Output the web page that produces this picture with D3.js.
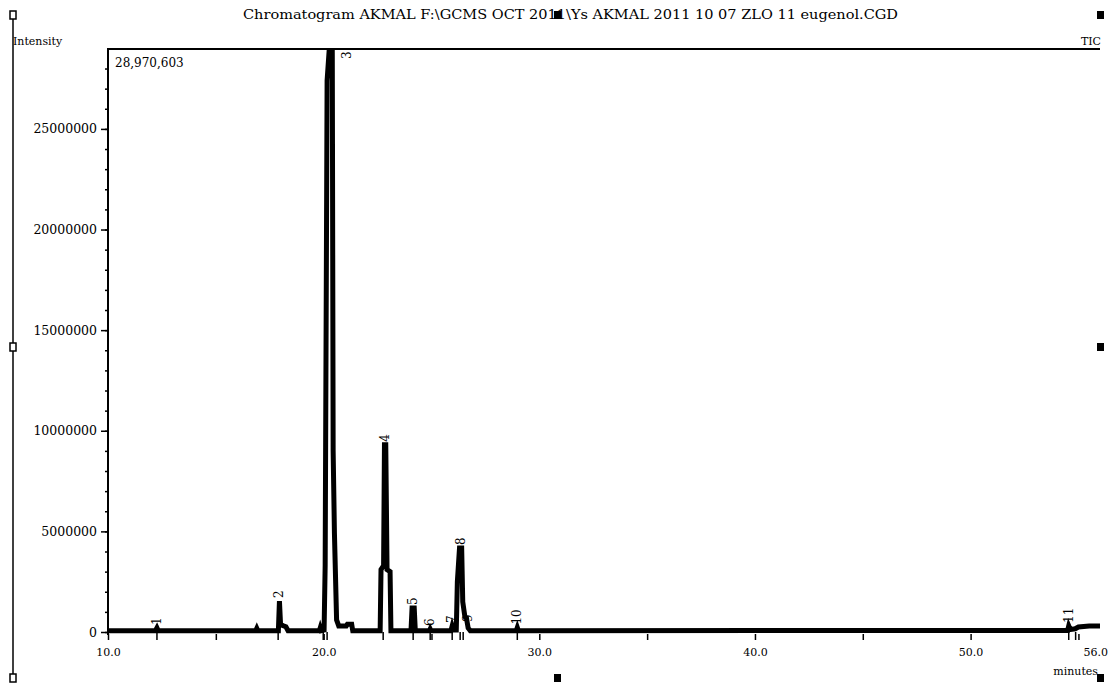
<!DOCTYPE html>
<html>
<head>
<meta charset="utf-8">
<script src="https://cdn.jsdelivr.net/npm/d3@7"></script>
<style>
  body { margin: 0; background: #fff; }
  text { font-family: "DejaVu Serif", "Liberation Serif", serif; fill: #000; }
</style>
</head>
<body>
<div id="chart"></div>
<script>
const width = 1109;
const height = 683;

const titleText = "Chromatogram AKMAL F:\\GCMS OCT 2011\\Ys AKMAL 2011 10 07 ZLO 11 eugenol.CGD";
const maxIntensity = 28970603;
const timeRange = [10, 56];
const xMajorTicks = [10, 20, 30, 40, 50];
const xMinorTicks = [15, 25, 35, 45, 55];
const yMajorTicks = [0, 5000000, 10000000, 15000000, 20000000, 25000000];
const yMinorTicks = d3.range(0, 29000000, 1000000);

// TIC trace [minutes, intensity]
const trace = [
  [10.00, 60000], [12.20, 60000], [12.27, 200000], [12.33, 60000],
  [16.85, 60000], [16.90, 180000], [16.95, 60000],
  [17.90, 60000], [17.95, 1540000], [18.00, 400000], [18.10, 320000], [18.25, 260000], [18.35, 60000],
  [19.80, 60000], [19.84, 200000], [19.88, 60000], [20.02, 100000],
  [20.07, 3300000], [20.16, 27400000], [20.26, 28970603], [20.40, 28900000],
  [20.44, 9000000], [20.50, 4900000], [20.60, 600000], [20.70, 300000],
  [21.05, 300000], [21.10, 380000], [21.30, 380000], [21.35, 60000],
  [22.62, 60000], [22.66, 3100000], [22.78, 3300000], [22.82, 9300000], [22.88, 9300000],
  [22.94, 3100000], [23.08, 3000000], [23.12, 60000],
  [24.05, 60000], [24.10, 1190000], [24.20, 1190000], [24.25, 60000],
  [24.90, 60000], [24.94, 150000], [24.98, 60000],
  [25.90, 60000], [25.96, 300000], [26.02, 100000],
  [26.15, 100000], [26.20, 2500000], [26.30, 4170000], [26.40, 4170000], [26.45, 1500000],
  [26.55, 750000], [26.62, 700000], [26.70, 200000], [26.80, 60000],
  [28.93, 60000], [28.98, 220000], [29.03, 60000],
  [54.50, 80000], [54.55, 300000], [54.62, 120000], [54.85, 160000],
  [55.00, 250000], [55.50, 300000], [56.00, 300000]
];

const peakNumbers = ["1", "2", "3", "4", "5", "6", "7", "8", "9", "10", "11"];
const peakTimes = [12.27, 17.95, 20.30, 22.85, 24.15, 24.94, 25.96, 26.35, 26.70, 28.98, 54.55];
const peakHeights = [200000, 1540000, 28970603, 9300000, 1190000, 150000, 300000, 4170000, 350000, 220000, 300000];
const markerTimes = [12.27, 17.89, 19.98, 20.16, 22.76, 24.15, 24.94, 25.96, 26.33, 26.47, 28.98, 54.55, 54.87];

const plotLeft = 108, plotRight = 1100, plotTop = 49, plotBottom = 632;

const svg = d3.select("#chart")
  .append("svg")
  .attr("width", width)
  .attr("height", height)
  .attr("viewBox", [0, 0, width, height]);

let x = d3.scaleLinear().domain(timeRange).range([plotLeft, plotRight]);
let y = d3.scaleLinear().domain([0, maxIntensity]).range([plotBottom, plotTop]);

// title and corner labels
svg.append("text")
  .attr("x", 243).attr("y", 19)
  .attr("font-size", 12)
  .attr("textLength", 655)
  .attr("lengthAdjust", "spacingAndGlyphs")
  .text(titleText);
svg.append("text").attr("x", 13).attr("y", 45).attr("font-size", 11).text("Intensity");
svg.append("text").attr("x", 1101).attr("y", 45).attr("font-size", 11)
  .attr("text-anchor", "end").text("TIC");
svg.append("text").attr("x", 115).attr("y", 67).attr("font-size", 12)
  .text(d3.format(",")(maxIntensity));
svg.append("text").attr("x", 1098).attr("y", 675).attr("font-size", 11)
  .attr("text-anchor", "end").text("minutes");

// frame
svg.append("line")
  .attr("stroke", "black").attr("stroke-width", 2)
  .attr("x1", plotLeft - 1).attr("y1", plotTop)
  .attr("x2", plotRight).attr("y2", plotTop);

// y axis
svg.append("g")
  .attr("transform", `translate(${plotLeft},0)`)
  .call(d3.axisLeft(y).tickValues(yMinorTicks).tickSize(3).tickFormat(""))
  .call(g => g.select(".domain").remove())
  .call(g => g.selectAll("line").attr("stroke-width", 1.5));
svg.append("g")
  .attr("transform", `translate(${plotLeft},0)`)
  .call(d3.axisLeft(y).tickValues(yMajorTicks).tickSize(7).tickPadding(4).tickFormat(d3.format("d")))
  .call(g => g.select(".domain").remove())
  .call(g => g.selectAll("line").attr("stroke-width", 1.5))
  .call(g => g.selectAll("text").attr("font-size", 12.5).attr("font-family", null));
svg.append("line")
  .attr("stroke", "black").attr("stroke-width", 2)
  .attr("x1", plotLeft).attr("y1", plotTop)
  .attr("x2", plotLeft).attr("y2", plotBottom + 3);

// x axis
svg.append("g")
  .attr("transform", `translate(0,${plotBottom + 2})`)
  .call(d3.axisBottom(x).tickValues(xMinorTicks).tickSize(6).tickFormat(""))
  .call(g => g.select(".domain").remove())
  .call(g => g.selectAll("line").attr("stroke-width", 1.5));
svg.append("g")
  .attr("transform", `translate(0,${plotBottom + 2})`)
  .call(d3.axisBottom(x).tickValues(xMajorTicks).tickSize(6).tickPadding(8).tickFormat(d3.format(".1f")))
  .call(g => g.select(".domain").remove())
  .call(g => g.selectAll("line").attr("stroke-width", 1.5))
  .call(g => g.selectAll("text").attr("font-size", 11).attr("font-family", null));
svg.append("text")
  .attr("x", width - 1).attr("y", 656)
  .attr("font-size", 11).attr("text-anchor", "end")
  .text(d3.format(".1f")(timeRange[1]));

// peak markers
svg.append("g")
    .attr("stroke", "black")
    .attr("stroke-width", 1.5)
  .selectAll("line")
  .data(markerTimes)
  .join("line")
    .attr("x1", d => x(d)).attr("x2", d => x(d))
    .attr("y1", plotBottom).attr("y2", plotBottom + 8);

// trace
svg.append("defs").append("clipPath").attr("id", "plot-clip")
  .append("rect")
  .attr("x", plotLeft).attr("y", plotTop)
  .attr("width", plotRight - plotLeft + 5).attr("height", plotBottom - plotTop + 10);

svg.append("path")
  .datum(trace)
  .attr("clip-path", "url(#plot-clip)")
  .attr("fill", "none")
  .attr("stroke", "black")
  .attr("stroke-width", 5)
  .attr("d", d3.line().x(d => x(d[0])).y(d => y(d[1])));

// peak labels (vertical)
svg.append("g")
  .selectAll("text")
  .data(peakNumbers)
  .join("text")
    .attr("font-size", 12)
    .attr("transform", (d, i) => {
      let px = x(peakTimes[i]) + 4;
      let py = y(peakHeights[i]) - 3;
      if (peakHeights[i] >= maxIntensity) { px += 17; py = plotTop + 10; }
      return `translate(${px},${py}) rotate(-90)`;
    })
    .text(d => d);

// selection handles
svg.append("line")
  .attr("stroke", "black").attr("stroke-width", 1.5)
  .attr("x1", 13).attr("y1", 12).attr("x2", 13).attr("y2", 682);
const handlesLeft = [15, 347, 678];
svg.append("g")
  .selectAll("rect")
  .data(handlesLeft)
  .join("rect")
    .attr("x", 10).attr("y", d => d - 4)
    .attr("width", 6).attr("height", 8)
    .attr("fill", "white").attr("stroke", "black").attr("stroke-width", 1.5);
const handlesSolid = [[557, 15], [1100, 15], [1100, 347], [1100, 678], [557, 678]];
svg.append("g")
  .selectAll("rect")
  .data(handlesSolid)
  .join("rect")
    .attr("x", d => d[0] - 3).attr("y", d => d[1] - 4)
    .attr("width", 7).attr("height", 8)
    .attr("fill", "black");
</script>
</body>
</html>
◆ ◆ ◆ ◆ ◆ ◆ ◆
Print the data above verbatim from the first line through the line holding "const yMinorTicks = d3.range(0, 29000000, 1000000);", leaving every picture out.

> _COMPLETE ANSWER_
Output the web page that produces this picture with D3.js.
<!DOCTYPE html>
<html>
<head>
<meta charset="utf-8">
<script src="https://cdn.jsdelivr.net/npm/d3@7"></script>
<style>
  body { margin: 0; background: #fff; }
  text { font-family: "DejaVu Serif", "Liberation Serif", serif; fill: #000; }
</style>
</head>
<body>
<div id="chart"></div>
<script>
const width = 1109;
const height = 683;

const titleText = "Chromatogram AKMAL F:\\GCMS OCT 2011\\Ys AKMAL 2011 10 07 ZLO 11 eugenol.CGD";
const maxIntensity = 28970603;
const timeRange = [10, 56];
const xMajorTicks = [10, 20, 30, 40, 50];
const xMinorTicks = [15, 25, 35, 45, 55];
const yMajorTicks = [0, 5000000, 10000000, 15000000, 20000000, 25000000];
const yMinorTicks = d3.range(0, 29000000, 1000000);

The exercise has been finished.